**The problem:**
Identify each line below containing the string "this" and copy it.

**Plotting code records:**
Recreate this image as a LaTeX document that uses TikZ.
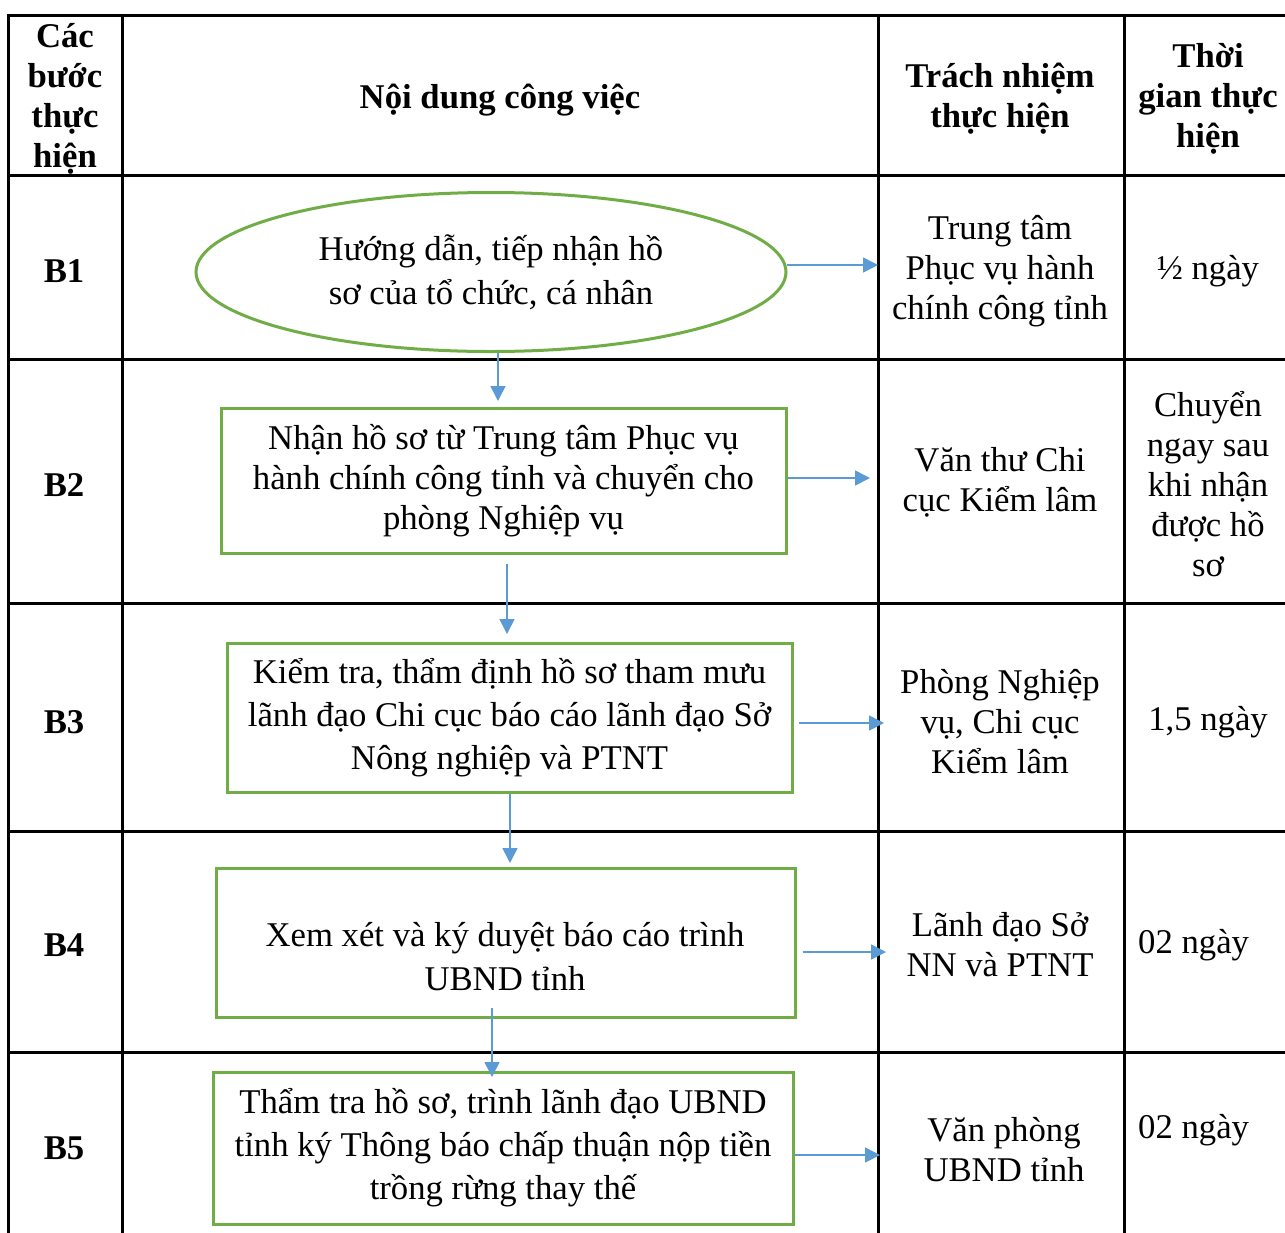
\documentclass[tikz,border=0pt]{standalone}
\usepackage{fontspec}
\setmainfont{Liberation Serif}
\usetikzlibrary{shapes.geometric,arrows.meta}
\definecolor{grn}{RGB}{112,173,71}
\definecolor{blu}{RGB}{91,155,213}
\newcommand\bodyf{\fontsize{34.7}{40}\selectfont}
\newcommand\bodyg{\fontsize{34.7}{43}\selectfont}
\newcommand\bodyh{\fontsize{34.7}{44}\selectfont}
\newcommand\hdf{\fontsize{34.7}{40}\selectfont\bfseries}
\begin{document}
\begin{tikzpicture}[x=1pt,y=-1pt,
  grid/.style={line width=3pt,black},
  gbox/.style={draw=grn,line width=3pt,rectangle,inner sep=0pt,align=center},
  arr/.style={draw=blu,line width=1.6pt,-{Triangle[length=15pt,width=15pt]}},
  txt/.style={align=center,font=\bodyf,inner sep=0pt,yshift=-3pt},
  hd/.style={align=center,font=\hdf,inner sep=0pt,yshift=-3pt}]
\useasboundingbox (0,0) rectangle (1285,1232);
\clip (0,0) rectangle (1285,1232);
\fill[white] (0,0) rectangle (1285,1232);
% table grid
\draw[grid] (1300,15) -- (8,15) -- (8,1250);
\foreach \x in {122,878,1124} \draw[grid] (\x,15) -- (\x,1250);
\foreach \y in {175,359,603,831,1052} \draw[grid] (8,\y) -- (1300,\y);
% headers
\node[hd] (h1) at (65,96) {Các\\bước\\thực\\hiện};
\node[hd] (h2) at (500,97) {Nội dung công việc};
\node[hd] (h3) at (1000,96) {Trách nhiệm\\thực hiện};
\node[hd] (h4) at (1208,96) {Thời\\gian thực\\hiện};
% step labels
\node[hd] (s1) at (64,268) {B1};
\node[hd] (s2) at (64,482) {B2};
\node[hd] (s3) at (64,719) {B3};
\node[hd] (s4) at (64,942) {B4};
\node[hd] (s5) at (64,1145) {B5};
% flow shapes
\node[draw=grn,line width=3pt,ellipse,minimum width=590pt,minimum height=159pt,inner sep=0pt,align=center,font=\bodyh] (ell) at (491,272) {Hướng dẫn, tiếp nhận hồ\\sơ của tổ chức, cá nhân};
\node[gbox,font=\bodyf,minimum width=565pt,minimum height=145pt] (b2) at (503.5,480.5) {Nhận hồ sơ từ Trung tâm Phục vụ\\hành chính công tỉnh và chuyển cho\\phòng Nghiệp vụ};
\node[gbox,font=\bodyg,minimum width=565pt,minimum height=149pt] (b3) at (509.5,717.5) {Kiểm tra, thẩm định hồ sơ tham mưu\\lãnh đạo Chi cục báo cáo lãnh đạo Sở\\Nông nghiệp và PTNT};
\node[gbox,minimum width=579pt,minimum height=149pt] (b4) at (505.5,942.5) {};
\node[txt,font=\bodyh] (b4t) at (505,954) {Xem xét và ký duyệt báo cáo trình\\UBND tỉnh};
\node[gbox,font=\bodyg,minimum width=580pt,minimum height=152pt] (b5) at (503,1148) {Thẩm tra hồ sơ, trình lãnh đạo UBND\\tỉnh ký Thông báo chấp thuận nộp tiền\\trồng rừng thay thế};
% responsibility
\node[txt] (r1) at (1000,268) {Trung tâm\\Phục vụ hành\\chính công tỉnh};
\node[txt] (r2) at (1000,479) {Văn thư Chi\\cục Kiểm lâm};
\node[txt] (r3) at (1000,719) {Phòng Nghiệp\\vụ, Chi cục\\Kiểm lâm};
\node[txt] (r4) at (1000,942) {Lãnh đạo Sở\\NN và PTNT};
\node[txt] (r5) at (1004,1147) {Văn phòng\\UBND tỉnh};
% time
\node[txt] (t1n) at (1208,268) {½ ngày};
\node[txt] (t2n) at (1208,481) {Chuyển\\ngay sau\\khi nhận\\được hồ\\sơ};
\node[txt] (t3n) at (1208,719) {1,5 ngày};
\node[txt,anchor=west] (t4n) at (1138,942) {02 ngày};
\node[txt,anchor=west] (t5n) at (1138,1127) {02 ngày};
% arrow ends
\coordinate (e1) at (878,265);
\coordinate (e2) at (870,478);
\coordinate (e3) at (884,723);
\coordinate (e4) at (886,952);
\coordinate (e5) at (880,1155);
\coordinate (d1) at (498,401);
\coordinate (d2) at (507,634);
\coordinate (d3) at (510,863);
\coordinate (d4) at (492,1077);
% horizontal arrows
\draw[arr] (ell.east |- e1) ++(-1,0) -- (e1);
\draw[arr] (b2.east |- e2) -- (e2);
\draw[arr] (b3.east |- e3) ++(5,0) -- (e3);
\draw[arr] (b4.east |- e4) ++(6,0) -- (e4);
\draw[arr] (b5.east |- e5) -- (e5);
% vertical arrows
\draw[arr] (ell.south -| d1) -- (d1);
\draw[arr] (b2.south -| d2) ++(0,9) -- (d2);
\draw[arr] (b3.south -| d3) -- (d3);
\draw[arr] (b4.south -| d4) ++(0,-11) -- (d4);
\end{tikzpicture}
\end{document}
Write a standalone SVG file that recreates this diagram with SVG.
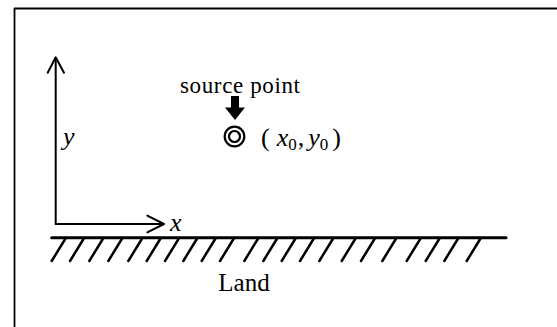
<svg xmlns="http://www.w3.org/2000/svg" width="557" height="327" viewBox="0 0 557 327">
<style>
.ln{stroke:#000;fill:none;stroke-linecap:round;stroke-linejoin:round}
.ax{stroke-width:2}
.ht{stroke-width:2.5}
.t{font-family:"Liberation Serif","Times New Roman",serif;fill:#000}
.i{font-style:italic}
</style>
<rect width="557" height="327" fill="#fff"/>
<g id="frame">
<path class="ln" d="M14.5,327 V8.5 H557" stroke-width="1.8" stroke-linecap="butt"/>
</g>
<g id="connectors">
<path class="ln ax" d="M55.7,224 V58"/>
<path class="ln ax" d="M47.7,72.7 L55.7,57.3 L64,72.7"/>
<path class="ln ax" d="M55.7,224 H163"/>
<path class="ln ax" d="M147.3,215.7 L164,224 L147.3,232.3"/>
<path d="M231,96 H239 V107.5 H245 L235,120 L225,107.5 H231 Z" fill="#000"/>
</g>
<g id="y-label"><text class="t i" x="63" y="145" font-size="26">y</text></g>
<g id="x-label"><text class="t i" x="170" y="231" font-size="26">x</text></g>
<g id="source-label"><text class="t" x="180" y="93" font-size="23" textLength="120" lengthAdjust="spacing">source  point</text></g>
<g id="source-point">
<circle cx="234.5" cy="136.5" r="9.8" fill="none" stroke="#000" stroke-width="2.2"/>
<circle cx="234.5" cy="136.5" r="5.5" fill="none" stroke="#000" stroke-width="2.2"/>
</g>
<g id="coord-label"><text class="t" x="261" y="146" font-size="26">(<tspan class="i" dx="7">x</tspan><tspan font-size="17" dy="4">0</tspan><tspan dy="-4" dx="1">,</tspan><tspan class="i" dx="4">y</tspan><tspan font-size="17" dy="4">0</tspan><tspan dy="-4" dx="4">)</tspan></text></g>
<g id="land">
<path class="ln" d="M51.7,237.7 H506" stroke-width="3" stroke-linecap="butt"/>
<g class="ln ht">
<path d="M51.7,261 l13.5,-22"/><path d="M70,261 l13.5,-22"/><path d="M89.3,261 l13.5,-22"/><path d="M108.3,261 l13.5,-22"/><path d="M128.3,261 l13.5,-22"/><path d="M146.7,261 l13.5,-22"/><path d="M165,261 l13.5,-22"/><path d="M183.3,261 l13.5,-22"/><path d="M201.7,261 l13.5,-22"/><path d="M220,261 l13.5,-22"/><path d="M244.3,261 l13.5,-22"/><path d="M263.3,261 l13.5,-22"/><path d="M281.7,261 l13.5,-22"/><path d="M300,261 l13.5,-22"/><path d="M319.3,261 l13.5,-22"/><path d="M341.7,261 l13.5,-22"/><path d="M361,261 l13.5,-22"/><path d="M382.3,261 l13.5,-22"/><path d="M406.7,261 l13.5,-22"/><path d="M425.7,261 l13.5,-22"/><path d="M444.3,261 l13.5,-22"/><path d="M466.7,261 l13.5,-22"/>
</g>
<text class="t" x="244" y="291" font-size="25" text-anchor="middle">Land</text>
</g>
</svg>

**In response:**
Recreate this image as a LaTeX document that uses TikZ.
Write a standalone SVG file that recreates this diagram with SVG.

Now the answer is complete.